Los últimos y tronantes movimientos de fichas en las cúpulas creativas responden, claro, a esa idea: en días económicamente aciagos para el lujo, toca agitar el avispero. Porque, como bien recoge la sabiduría popular, quien no arriesga, no gana. Chanel lo ha hecho al agenciarse a Matthieu Blazy, posiblemente, el debut más esperado en las próximas semanas de la moda. El creador franco-belga terminó de darle el chute enérgico que su antecesor, Daniel Lee, había comenzado a inyectar en el ADN clasicorro de Bottega Veneta, hoy una etiqueta con aval moderno digitalmente jaleado, así que con él se espera una revolución en la casa de la camelia (Bruno Pavlovsky, el presidente de la división de moda, le ha echado agallas, aunque este fichaje es un riesgo bastante controlado). Su sustituta en la firma italiana, la británica Louise Trotter, tampoco se corta: su propuesta minimalista-conceptual-intelectual con perspectiva de género está enfocada en satisfacer las necesidades indumentarias de la mujer, la aproximación al diseño más radical que se puede tener hoy. Mientras, el trasvase de Balenciaga a Gucci de Demna suena a medida desesperada: la enseña florentina anda tan de capa caída que precisa de un tratamiento de choque que le devuelva el pulso, creativo y económico, algo que el georgiano puede procurarle. Y, además, todo queda en casa (Kering).

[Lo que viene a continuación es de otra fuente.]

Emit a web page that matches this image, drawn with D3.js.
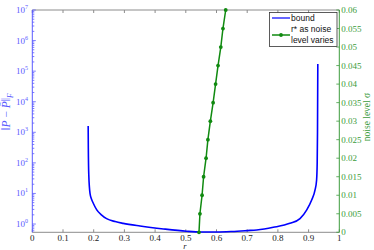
<!DOCTYPE html>
<html>
<head>
<meta charset="utf-8">
<script src="https://cdn.jsdelivr.net/npm/d3@7"></script>
<style>
  body { margin: 0; background: #fff; }
  svg { display: block; }
</style>
</head>
<body>
<div id="chart"></div>
<script>
// bound curve (r, ||P - P^||_F)
const boundR   = [0.182, 0.1825, 0.184, 0.188, 0.193, 0.199, 0.21, 0.225, 0.242, 0.27, 0.296, 0.351, 0.427, 0.503, 0.55, 0.6, 0.65, 0.7, 0.731, 0.785, 0.839, 0.872, 0.894, 0.91, 0.921, 0.926, 0.928, 0.929, 0.93];
const boundVal = [1600, 300, 40, 10, 6.5, 4.7, 2.9, 2.0, 1.5, 1.2, 1.05, 0.86, 0.69, 0.58, 0.55, 0.55, 0.57, 0.61, 0.64, 0.78, 1.05, 1.5, 2.9, 6.1, 13, 27, 100, 1000, 170000];

// r* as noise level varies
const sigma = [0, 0.005, 0.01, 0.015, 0.02, 0.025, 0.03, 0.035, 0.04, 0.045, 0.05, 0.055, 0.06];
const rStar = [0.543, 0.546, 0.553, 0.558, 0.566, 0.572, 0.580, 0.589, 0.597, 0.605, 0.614, 0.621, 0.630];

const xTicks = [0, 0.1, 0.2, 0.3, 0.4, 0.5, 0.6, 0.7, 0.8, 0.9, 1];
const yExponents = [0, 1, 2, 3, 4, 5, 6, 7];
const sigmaTicks = [0, 0.005, 0.01, 0.015, 0.02, 0.025, 0.03, 0.035, 0.04, 0.045, 0.05, 0.055, 0.06];
const sigmaLabels = ['0', '0.005', '0.01', '0.015', '0.02', '0.025', '0.03', '0.035', '0.04', '0.045', '0.05', '0.055', '0.06'];

const width = 374, height = 250;
const plotLeft = 32.3, plotRight = 339.3, plotTop = 10, plotBottom = 232.3;

const blue = '#0000ff', blueText = '#5a5aff';
const green = '#108a10', greenText = '#3c9c3c';
const gray = '#8c8c8c';
const serif = '"Liberation Serif", "DejaVu Serif", serif';
const sans = '"Liberation Sans", Arial, sans-serif';

var svg = d3.select('#chart').append('svg')
    .attr('width', width)
    .attr('height', height);

let x = d3.scaleLinear().domain([0, 1]).range([plotLeft, plotRight]);
let y = d3.scaleLog().domain([0.536, 1e7]).range([plotBottom, plotTop]);
let y2 = d3.scaleLinear().domain([0, 0.06]).range([plotBottom, plotTop]);

// frame: top and bottom gray, left blue, right green
svg.append('line').attr('x1', plotLeft).attr('x2', plotRight).attr('y1', plotBottom).attr('y2', plotBottom)
    .attr('stroke', gray).attr('stroke-width', 1);
svg.append('line').attr('x1', plotLeft).attr('x2', plotRight).attr('y1', plotTop).attr('y2', plotTop)
    .attr('stroke', gray).attr('stroke-width', 1);

// x ticks (inward, bottom and top)
for (let t of xTicks) {
    svg.append('line').attr('x1', x(t)).attr('x2', x(t)).attr('y1', plotBottom).attr('y2', plotBottom - 3)
        .attr('stroke', gray);
    svg.append('line').attr('x1', x(t)).attr('x2', x(t)).attr('y1', plotTop).attr('y2', plotTop + 3)
        .attr('stroke', gray);
    svg.append('text')
        .attr('x', x(t)).attr('y', plotBottom + 9)
        .attr('text-anchor', 'middle')
        .style('font-family', serif).style('font-size', '9px')
        .attr('fill', '#222')
        .text(t);
}
svg.append('text')
    .attr('x', x(0.497)).attr('y', 249)
    .attr('text-anchor', 'middle')
    .style('font-family', serif).style('font-size', '8.5px').style('font-style', 'italic')
    .attr('fill', '#222')
    .text('r');

// left log axis
svg.append('line').attr('x1', plotLeft).attr('x2', plotLeft).attr('y1', plotTop).attr('y2', plotBottom)
    .attr('stroke', blueText).attr('stroke-width', 1);
let minor = [];
for (let k = -1; k < 7; k++) {
    for (let m = 1; m < 10; m++) {
        let v = m * Math.pow(10, k);
        if (v >= 0.536 && v <= 1e7) minor.push({v: v, major: m === 1});
    }
}
minor.push({v: 1e7, major: true});
for (let tk of minor) {
    svg.append('line')
        .attr('x1', plotLeft).attr('x2', plotLeft + (tk.major ? 3.5 : 2))
        .attr('y1', y(tk.v)).attr('y2', y(tk.v))
        .attr('stroke', blueText).attr('stroke-width', 0.8);
}
for (let e of yExponents) {
    let t = svg.append('text')
        .attr('x', 28).attr('y', y(Math.pow(10, e)) + 3)
        .attr('text-anchor', 'end')
        .style('font-family', serif).style('font-size', '9px')
        .attr('fill', blueText);
    t.append('tspan').text('10');
    t.append('tspan').attr('dy', -4).style('font-size', '6px').text(e);
}
let yl = svg.append('text')
    .attr('transform', 'translate(10,112) rotate(-90)')
    .attr('text-anchor', 'middle')
    .style('font-family', serif).style('font-size', '11.5px')
    .attr('fill', blueText);
yl.append('tspan').text('\u2016');
yl.append('tspan').style('font-style', 'italic').text('P');
yl.append('tspan').text(' \u2212 ');
yl.append('tspan').style('font-style', 'italic').text('P\u0302');
yl.append('tspan').text('\u2016');
yl.append('tspan').attr('dy', 3).style('font-size', '7.5px').style('font-style', 'italic').text('F');

// right sigma axis
svg.append('line').attr('x1', plotRight).attr('x2', plotRight).attr('y1', plotTop).attr('y2', plotBottom)
    .attr('stroke', greenText).attr('stroke-width', 1);
sigmaTicks.forEach(function (t, i) {
    svg.append('line')
        .attr('x1', plotRight).attr('x2', plotRight - 3)
        .attr('y1', y2(t)).attr('y2', y2(t))
        .attr('stroke', greenText).attr('stroke-width', 0.8);
    svg.append('text')
        .attr('x', plotRight + 2).attr('y', y2(t) + 3)
        .style('font-family', serif).style('font-size', '9px')
        .attr('fill', greenText)
        .text(sigmaLabels[i]);
});
svg.append('text')
    .attr('transform', 'translate(370,117) rotate(-90)')
    .attr('text-anchor', 'middle')
    .style('font-family', serif).style('font-size', '9.5px')
    .attr('fill', greenText)
    .text('noise level \u03c3');

// bound curve
let boundData = boundR.map((r, i) => [r, boundVal[i]]);
let line = d3.line()
    .x(d => x(d[0]))
    .y(d => y(d[1]))
    .curve(d3.curveMonotoneX);
svg.append('path')
    .datum(boundData)
    .attr('d', line)
    .attr('fill', 'none')
    .attr('stroke', blue)
    .attr('stroke-width', 1.6);

// r* line
let rData = rStar.map((r, i) => [r, sigma[i]]);
let line2 = d3.line()
    .x(d => x(d[0]))
    .y(d => y2(d[1]));
svg.append('path')
    .datum(rData)
    .attr('d', line2)
    .attr('fill', 'none')
    .attr('stroke', green)
    .attr('stroke-width', 1.5);
svg.selectAll('circle.pt')
    .data(rData)
    .enter()
    .append('circle')
    .attr('class', 'pt')
    .attr('cx', d => x(d[0]))
    .attr('cy', d => y2(d[1]))
    .attr('r', 1.9)
    .attr('fill', green);

// legend
let lg = svg.append('g');
lg.append('rect')
    .attr('x', 269.5).attr('y', 12.5).attr('width', 67.5).attr('height', 34)
    .attr('fill', '#fff').attr('stroke', '#333').attr('stroke-width', 0.8);
lg.append('line').attr('x1', 272).attr('x2', 290).attr('y1', 18).attr('y2', 18)
    .attr('stroke', blue).attr('stroke-width', 1.2);
lg.append('text').attr('x', 291).attr('y', 21)
    .style('font-family', sans).style('font-size', '8.5px').attr('fill', '#111')
    .text('bound');
lg.append('line').attr('x1', 272).attr('x2', 290).attr('y1', 35).attr('y2', 35)
    .attr('stroke', green).attr('stroke-width', 1.5);
lg.append('circle').attr('cx', 281).attr('cy', 35).attr('r', 1.9).attr('fill', green);
lg.append('text').attr('x', 291).attr('y', 32)
    .style('font-family', sans).style('font-size', '8.5px').attr('fill', '#111')
    .text('r* as noise');
lg.append('text').attr('x', 291).attr('y', 43)
    .style('font-family', sans).style('font-size', '8.5px').attr('fill', '#111')
    .text('level varies');
</script>
</body>
</html>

Pero hay una cuestión sobre la que no podemos seguir engañándonos. Los diseñadores que defienden esa bravura que, por definición, se le supone a la moda para desafiar los convencionalismos ni asumen más riesgos ni gozan de mayor carta blanca por operar bajo el paraguas de una multinacional del lujo. Ni siquiera están por encima de las (hoy cuestionadas) tendencias, como se les atribuye a los profesionales que trabajan para las entidades del gran consumo. Cuando se trata de ganar dinero (y cuanto más, mejor) la presión es tal que o se acaba claudicando ante el embate de lo comercial (digan básico, aburrido, adocenado, si quieren) o se coge la puerta para no renunciar a los principios (les pasó a Helmut Lang, Martin Margiela o Alessandro Michele). Por eso, la verdadera audacia en el negocio actual pasa por perseverar en la independencia, al estilo de los japoneses (Rei Kawakubo con su Comme des Garçons, Yohji Yamamoto, Issey Miyake) o de versos sueltos tipo Rick Owens (entre él y su esposa, Michèle Lamy, poseen el 100% de su empresa). Por otro lado, habría que preguntarse dónde está la audacia de las grandes corporaciones para apostar por talento joven, sobreabundante en valentía. Aunque si así es posible seguir disfrutando de la audacia narrativa de una Elena Velez o un Willy Chavarria sin adulterar, casi mejor.